Fnce 09/02 Time Value of Money: Comprehensive
Time Value of Money: Core Concepts
Money's value changes over time due to investment potential and risks (e.g., inflation).
Purpose: manipulate money through time to understand its value at different points on a timeline.
Cash flows at different times are not directly comparable without adjusting for time and risk.
Key Concepts and Timeline Thinking
Visualize cash flows using a timeline (inflows positive, outflows negative).
Cash flows must be converted to the same point in time (Future Value or Present Value) for comparison.
Present Value (PV) and Future Value (FV)
Present value (PV): Earlier money on a timeline (often today's value).
Future value (FV): Later money on a timeline (value after time has passed).
Core relationships:
Future value of a lump sum: FV = PV \times (1 + r)^n
Present value of a future amount: PV = \frac{FV}{(1 + r)^n}
Example: 100 today invested at 5\% for 1 year yields FV = 100 \times (1 + 0.05)^1 = 105.

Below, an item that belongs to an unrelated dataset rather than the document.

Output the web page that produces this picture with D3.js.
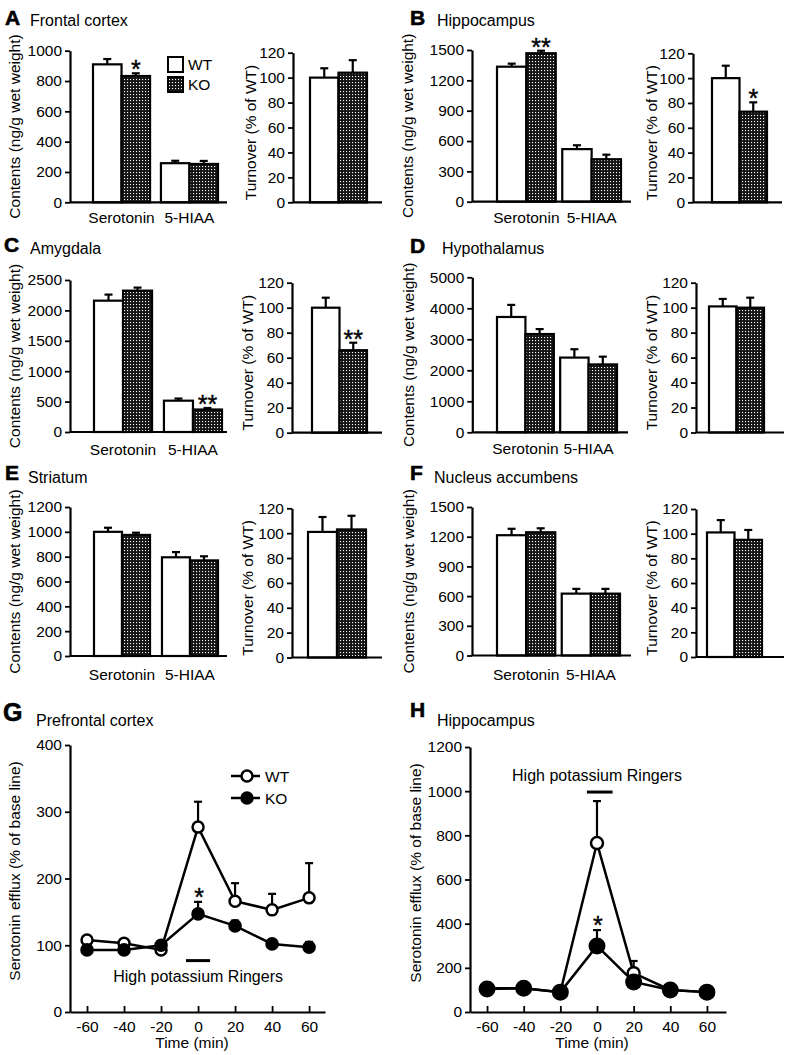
<!DOCTYPE html>
<html><head><meta charset="utf-8">
<script src="https://cdn.jsdelivr.net/npm/d3@7"></script>
<style>
body{margin:0;background:#fff}
text{font-family:"Liberation Sans",Arial,Helvetica,sans-serif;fill:#000}
</style>
</head><body>
<svg id="chart" width="788" height="1055"></svg>
<script>
// ---------------- DATA ----------------
const categories = ["Serotonin", "5-HIAA"];
const genotypes = ["WT", "KO"];
const regions = ["Frontal cortex", "Hippocampus", "Amygdala", "Hypothalamus", "Striatum", "Nucleus accumbens"];
const letters = ["A", "B", "C", "D", "E", "F"];

// Contents (ng/g wet weight): [Serotonin, 5-HIAA] per region
const contentsWT    = [[910, 258], [1335, 520], [2160, 515], [3720, 2410], [1000, 795], [1215, 625]];
const contentsWTsem = [[35, 16],   [30, 38],    [100, 35],   [390, 270],   [33, 42],    [65, 48]];
const contentsKO    = [[833, 253], [1468, 420], [2325, 370], [3170, 2190], [975, 770],  [1245, 625]];
const contentsKOsem = [[18, 20],   [25, 45],    [50, 25],    [160, 250],   [18, 33],    [40, 48]];
const contentsStarsKO = [["*", ""], ["**", ""], ["", "**"], ["", ""], ["", ""], ["", ""]];
const contentsMax  = [1000, 1500, 2500, 5000, 1200, 1500];
const contentsStep = [200, 300, 500, 1000, 200, 300];

// Turnover (% of WT)
const turnoverWT    = [100, 100, 100, 101, 101, 101];
const turnoverWTsem = [7.5, 10, 8, 6, 12, 10];
const turnoverKO    = [104, 73, 66, 100, 103, 95];
const turnoverKOsem = [10, 7.5, 6, 8, 11, 8];
const turnoverStarsKO = ["", "*", "**", "", "", ""];
const turnoverTicks = [0, 20, 40, 60, 80, 100, 120];

// Microdialysis time course
const times = [-60, -40, -20, 0, 20, 40, 60];
const pfcWT    = [108, 103, 93, 277, 166, 153, 171];
const pfcWTsem = [4, 4, 4, 38, 27, 24, 52];
const pfcKO    = [93, 93, 100, 147, 129, 102, 97];
const pfcKOsem = [4, 4, 4, 18, 8, 5, 8];
const pfcTicks = [0, 100, 200, 300, 400];
const hipWT    = [108, 108, 90, 765, 176, 100, 90];
const hipWTsem = [8, 8, 8, 190, 55, 8, 8];
const hipKO    = [104, 108, 90, 299, 136, 100, 90];
const hipKOsem = [8, 8, 8, 72, 15, 8, 8];
const hipTicks = [0, 200, 400, 600, 800, 1000, 1200];

// ---------------- LAYOUT ----------------
const FONT = 15.5;
const layout = [
  {lx:5, ly:25, tx:30, ty:26, lab:223,
   c:{ax:70, end:227, y0:202.3, yTop:50.7, g0:93, g1:218, pad:0.16, ylab:20},
   t:{ax:293, end:382, y0:202.3, yTop:52.7, b0:310, b1:367, ylab:256}},
  {lx:410, ly:25, tx:437, ty:26, lab:223,
   c:{ax:472, end:631, y0:201.7, yTop:50, g0:497, g1:621, pad:0.1, ylab:413},
   t:{ax:693, end:782, y0:202.3, yTop:53.3, b0:712, b1:767, ylab:657}},
  {lx:4, ly:252, tx:30, ty:254, lab:455,
   c:{ax:70, end:227, y0:432, yTop:280, g0:94, g1:222, pad:0.17, ylab:20},
   t:{ax:292, end:382, y0:432.7, yTop:282.7, b0:312, b1:367, ylab:253}},
  {lx:410, ly:253, tx:442, ty:254, lab:454,
   c:{ax:472.3, end:628, y0:432.3, yTop:277.3, g0:497, g1:617, pad:0.1, ylab:414},
   t:{ax:696, end:784, y0:432.5, yTop:282.7, b0:709, b1:764, ylab:657}},
  {lx:5, ly:480, tx:28, ty:483, lab:680,
   c:{ax:70, end:227, y0:656, yTop:507, g0:94, g1:218, pad:0.176, ylab:20},
   t:{ax:292, end:382, y0:657.5, yTop:508.3, b0:308, b1:366, ylab:253}},
  {lx:410, ly:480, tx:434, ty:483, lab:680,
   c:{ax:472, end:631, y0:655.5, yTop:507, g0:497, g1:620, pad:0.1, ylab:414},
   t:{ax:696, end:784, y0:657, yTop:509, b0:707, b1:762, ylab:657}}
];

const svg = d3.select("#chart");
svg.append("rect").attr("width",788).attr("height",1055).attr("fill","#fff");
const defs = svg.append("defs");
const pat = defs.append("pattern").attr("id","dots").attr("width",3).attr("height",3)
  .attr("patternUnits","userSpaceOnUse");
pat.append("rect").attr("width",3).attr("height",3).attr("fill","#151515");
pat.append("rect").attr("x",1).attr("y",1).attr("width",1.1).attr("height",1.1).attr("fill","#fff");

function styleAxis(sel){
  sel.select(".domain").attr("stroke","#000").attr("stroke-width",2.2);
  sel.selectAll(".tick line").attr("stroke","#000").attr("stroke-width",1.8);
  sel.selectAll(".tick text").attr("font-size",FONT).attr("fill","#000")
     .attr("font-family",'"Liberation Sans",Arial,sans-serif');
}

function errBar(g, x, yMean, yTop, cap){
  g.append("line").attr("x1",x).attr("x2",x).attr("y1",yMean).attr("y2",yTop)
    .attr("stroke","#000").attr("stroke-width",2.2);
  g.append("line").attr("x1",x-cap/2).attr("x2",x+cap/2).attr("y1",yTop).attr("y2",yTop)
    .attr("stroke","#000").attr("stroke-width",2.2);
}

function star(g, x, yTop, s){
  if(!s) return;
  g.append("text").attr("x",x).attr("y",yTop+5).attr("text-anchor","middle")
    .attr("font-size",25).attr("stroke","#000").attr("stroke-width",0.4).text(s);
}

function barRect(g, x, w, y0, y1, gt){
  g.append("rect").attr("x",x).attr("width",w).attr("y",y1).attr("height",y0-y1)
    .attr("fill", gt==="WT" ? "#fff" : "url(#dots)")
    .attr("stroke","#000").attr("stroke-width",2.2);
}

regions.forEach((name, i) => {
  const L = layout[i];
  const g = svg.append("g");
  // titles
  g.append("text").attr("x",L.lx).attr("y",L.ly).attr("font-size",21).attr("font-weight","bold")
    .attr("stroke","#000").attr("stroke-width",0.6).text(letters[i]);
  g.append("text").attr("x",L.tx).attr("y",L.ty).attr("font-size",16).text(name);

  // ---- contents chart ----
  const C = L.c;
  const y = d3.scaleLinear().domain([0, contentsMax[i]]).range([C.y0, C.yTop]);
  const gx = d3.scaleBand().domain(categories).range([C.g0, C.g1]).paddingInner(C.pad).paddingOuter(0);
  const sx = d3.scaleBand().domain(genotypes).range([0, gx.bandwidth()]);
  categories.forEach((cat, ci) => {
    genotypes.forEach(gt => {
      const v = (gt==="WT" ? contentsWT : contentsKO)[i][ci];
      const s = (gt==="WT" ? contentsWTsem : contentsKOsem)[i][ci];
      const x = gx(cat) + sx(gt), w = sx.bandwidth();
      errBar(g, x + w/2, y(v), y(v+s), 8);
      barRect(g, x, w, y(0), y(v), gt);
      if (gt==="KO") star(g, x + w/2, y(v+s), contentsStarsKO[i][ci]);
    });
    g.append("text").attr("x", gx(cat) + gx.bandwidth()/2).attr("y", L.lab)
      .attr("text-anchor","middle").attr("font-size",FONT).text(cat);
  });
  const ya = g.append("g").attr("transform",`translate(${C.ax},0)`)
    .call(d3.axisLeft(y).tickValues(d3.range(0, contentsMax[i]+1, contentsStep[i]))
      .tickFormat(d3.format("d")).tickSize(5).tickSizeOuter(0).tickPadding(3));
  styleAxis(ya);
  g.append("line").attr("x1",C.ax).attr("x2",C.end).attr("y1",C.y0).attr("y2",C.y0)
    .attr("stroke","#000").attr("stroke-width",2.2);
  g.append("text").attr("transform",`translate(${C.ylab},${(C.y0+C.yTop)/2}) rotate(-90)`)
    .attr("text-anchor","middle").attr("font-size",FONT).text("Contents (ng/g wet weight)");

  // ---- turnover chart ----
  const T = L.t;
  const yt = d3.scaleLinear().domain([0, 120]).range([T.y0, T.yTop]);
  const tx = d3.scaleBand().domain(genotypes).range([T.b0, T.b1]);
  genotypes.forEach(gt => {
    const v = gt==="WT" ? turnoverWT[i] : turnoverKO[i];
    const s = gt==="WT" ? turnoverWTsem[i] : turnoverKOsem[i];
    const x = tx(gt), w = tx.bandwidth();
    errBar(g, x + w/2, yt(v), yt(v+s), 8);
    barRect(g, x, w, yt(0), yt(v), gt);
    if (gt==="KO") star(g, x + w/2, yt(v+s), turnoverStarsKO[i]);
  });
  const yta = g.append("g").attr("transform",`translate(${T.ax},0)`)
    .call(d3.axisLeft(yt).tickValues(turnoverTicks).tickFormat(d3.format("d"))
      .tickSize(5).tickSizeOuter(0).tickPadding(3));
  styleAxis(yta);
  g.append("line").attr("x1",T.ax).attr("x2",T.end).attr("y1",T.y0).attr("y2",T.y0)
    .attr("stroke","#000").attr("stroke-width",2.2);
  g.append("text").attr("transform",`translate(${T.ylab},${(T.y0+T.yTop)/2+5}) rotate(-90)`)
    .attr("text-anchor","middle").attr("font-size",FONT).text("Turnover (% of WT)");
});

// legend in panel A
(function(){
  const g = svg.append("g");
  [["WT",57],["KO",77]].forEach(([gt,yy]) => {
    g.append("rect").attr("x",168).attr("y",yy).attr("width",15).attr("height",15)
      .attr("fill", gt==="WT" ? "#fff" : "url(#dots)").attr("stroke","#000").attr("stroke-width",2);
    g.append("text").attr("x",188).attr("y",yy+13).attr("font-size",FONT).text(gt);
  });
})();

// ---------------- TIME COURSE PANELS ----------------
const tpanels = [
  {letter:"G", title:"Prefrontal cortex", lx:3, ly:721, lsize:25, tx:36, ty:726,
   ax:70, end:325, y0:1012, yTop:745, xd:[-69.2, 68.6], ymax:400, yticks:pfcTicks,
   wt:pfcWT, wts:pfcWTsem, ko:pfcKO, kos:pfcKOsem, rWT:5.5, rKO:5.8,
   ylab:20, ylabY:871, stim:[-6.5, 6.5], stimY:77, stimTextY:982, stimTextX:0,
   legend:true, xlabX:192},
  {letter:"H", title:"Hippocampus", lx:410, ly:717, lsize:21, tx:437, ty:726,
   ax:470, end:726, y0:1012, yTop:747, xd:[-69.3, 70.4], ymax:1200, yticks:hipTicks,
   wt:hipWT, wts:hipWTsem, ko:hipKO, kos:hipKOsem, rWT:6, rKO:7.5,
   ylab:421, ylabY:873, stim:[-5.5, 8.5], stimY:996, stimTextY:781, stimTextX:0,
   legend:false, xlabX:592}
];

tpanels.forEach(P => {
  const g = svg.append("g");
  g.append("text").attr("x",P.lx).attr("y",P.ly).attr("font-size",P.lsize).attr("font-weight","bold")
    .attr("stroke","#000").attr("stroke-width",0.6).text(P.letter);
  g.append("text").attr("x",P.tx).attr("y",P.ty).attr("font-size",16).text(P.title);

  const x = d3.scaleLinear().domain(P.xd).range([P.ax, P.end]);
  const y = d3.scaleLinear().domain([0, P.ymax]).range([P.y0, P.yTop]);

  const ya = g.append("g").attr("transform",`translate(${P.ax},0)`)
    .call(d3.axisLeft(y).tickValues(P.yticks).tickFormat(d3.format("d")).tickSize(5).tickSizeOuter(0).tickPadding(3));
  styleAxis(ya);
  const xa = g.append("g").attr("transform",`translate(0,${P.y0})`)
    .call(d3.axisBottom(x).tickValues(times).tickFormat(d => String(d)).tickSizeInner(-6).tickSizeOuter(0).tickPadding(9));
  styleAxis(xa);
  g.append("text").attr("x",P.xlabX).attr("y",P.y0+36).attr("text-anchor","middle")
    .attr("font-size",FONT).text("Time (min)");
  g.append("text").attr("transform",`translate(${P.ylab},${P.ylabY}) rotate(-90)`)
    .attr("text-anchor","middle").attr("font-size",FONT).text("Serotonin efflux (% of base line)");

  const line = d3.line().x((d,k) => x(times[k])).y(d => y(d));
  // WT series
  g.append("path").datum(P.wt).attr("d", line).attr("fill","none").attr("stroke","#000").attr("stroke-width",2.5);
  P.wt.forEach((v,k) => errBar(g, x(times[k]), y(v), y(v+P.wts[k]), 8));
  g.selectAll(null).data(P.wt).enter().append("circle")
    .attr("cx",(d,k)=>x(times[k])).attr("cy",d=>y(d)).attr("r",P.rWT)
    .attr("fill","#fff").attr("stroke","#000").attr("stroke-width",2.5);
  // KO series
  g.append("path").datum(P.ko).attr("d", line).attr("fill","none").attr("stroke","#000").attr("stroke-width",2.5);
  P.ko.forEach((v,k) => errBar(g, x(times[k]), y(v), y(v+P.kos[k]), 8));
  g.selectAll(null).data(P.ko).enter().append("circle")
    .attr("cx",(d,k)=>x(times[k])).attr("cy",d=>y(d)).attr("r",P.rKO)
    .attr("fill","#000").attr("stroke","#000").attr("stroke-width",2);

  // significance star at 0 min
  const k0 = times.indexOf(0);
  g.append("text").attr("x", x(0)+1).attr("y", y(P.ko[k0]+P.kos[k0]) + 4)
    .attr("text-anchor","middle").attr("font-size",25).attr("stroke","#000").attr("stroke-width",0.4).text("*");

  // stimulation bar
  g.append("line").attr("x1",x(P.stim[0])).attr("x2",x(P.stim[1]))
    .attr("y1",y(P.stimY)).attr("y2",y(P.stimY)).attr("stroke","#000").attr("stroke-width",3);
  g.append("text").attr("x",x(P.stimTextX)).attr("y",P.stimTextY).attr("text-anchor","middle")
    .attr("font-size",16).text("High potassium Ringers");

  if (P.legend){
    [["WT",776,"#fff"],["KO",798,"#000"]].forEach(([lab,yy,fill]) => {
      g.append("line").attr("x1",231).attr("x2",260).attr("y1",yy).attr("y2",yy)
        .attr("stroke","#000").attr("stroke-width",2.5);
      g.append("circle").attr("cx",247).attr("cy",yy).attr("r",5.5)
        .attr("fill",fill).attr("stroke","#000").attr("stroke-width",2.5);
      g.append("text").attr("x",265).attr("y",yy+5.5).attr("font-size",FONT).text(lab);
    });
  }
});
</script>
</body></html>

Example: 100 in one year at 5\% has PV \approx 95.24 today: PV = \frac{100}{(1 + 0.05)^1} \approx 95.24.
Simple Interest vs Compound Interest
Simple Interest: Interest earned only on the original principal.
Formula: FV_{\text{simple}} = PV \times (1 + r \times t)
Example: 100 at 5\% simple interest for 2 years = 100 \times (1 + 0.05 \times 2) = 110.
Compound Interest: Interest earned on the accumulated amount (principal + prior interest).
Formula: FV = PV \times (1 + r)^n
Example: 100 at 5\% compound interest for 2 years = 100 \times (1 + 0.05)^2 = 110.25.
In finance, compound interest is typically assumed.
Notation and Time Value Tools
PV: Present Value (earlier money)
FV: Future Value (later money)
N: Number of periods
I (or I/Y): Interest rate per period
r: Per-period interest rate in formulas
PMT: Payment per period (for annuities; 0 for lump sums)
These concepts map to financial calculator keys (N, I/Y, PV, PMT, FV) and Excel functions.
Per-period rate: annual rate / periods per year (e.g., 12% annually, monthly periods -> 0.12/12 = 0.01 per month).
How to Compute Future Value: Three Main Methods
Formula: Directly use FV = PV \times (1 + r)^n. Example: 100 \times (1 + 0.05)^5 \approx 127.63.
Tables (Time Value of Money Tables): Use a precomputed factor (1 + r)^n based on r and n, then multiply by PV.
Financial calculator: Input four known values (N, I/Y, PV, PMT) and compute the fifth (FV).
Sign convention: Cash inflows are positive (+), outflows are negative (-). Input PV as negative for an investment outflow.
Worked Example
Lump-sum investment: PV = 100 today, r = 5\% per year, n = 5 years, PMT = 0. FV after 5 years: FV = 100 \times (1 + 0.05)^5 \approx 127.63.
Calculator workflow: N=5, I/Y=5, PV=-100, PMT=0, CPT FV \rightarrow \approx 127.63.
Using Time Value of Money Tables vs Calculators vs Excel
Tables: Historical, precomputed factors.
Calculators: Fastest for lump-sum and multi-period tasks; requires sign handling.
Excel: Uses built-in functions like
=FV()
and=PV()
.
Practical Tips for Financial Calculations
Always clear calculator memory before new calculations.
Ensure consistent sign conventions for PV, PMT, FV.
Match the unit of time for N and r (e.g., if N is months, r must be per-month).
Quick Summary Formulas (LaTeX)
Future value of a lump sum: FV = PV \times (1 + r)^n
Present value of a future amount: PV = \frac{FV}{(1 + r)^n}
Simple interest (fixed-time horizon): FV_{\text{simple}} = PV \times (1 + r \times t)
Compound interest (per-period compounding): FV = PV \times (1 + r)^n
Per-period vs per-year rate: If annual rate is r{\text{annual}} and compounding is monthly (m periods per year): per-period rate r = \frac{r{\text{annual}}}{m}..
Real-World Relevance and Implications
Underpins corporate finance, investing, and personal finance.
Used for investment appraisal (discount rate) and comparing investments with inflation.
Glossary of Key Terms
PV (Present Value): Earlier money on the timeline.
FV (Future Value): Later money on the timeline.
N: Number of periods.
I / I/Y: Interest rate per period.
r: Per-period rate used in formulas.
PMT: Payment per period (for annuities).
CPT: Compute function on a financial calculator.
Format: Display precision.
Table factor: The FV factor from tables, equal to (1 + r)^n.
Sign convention: Cash inflows positive; cash outflows negative.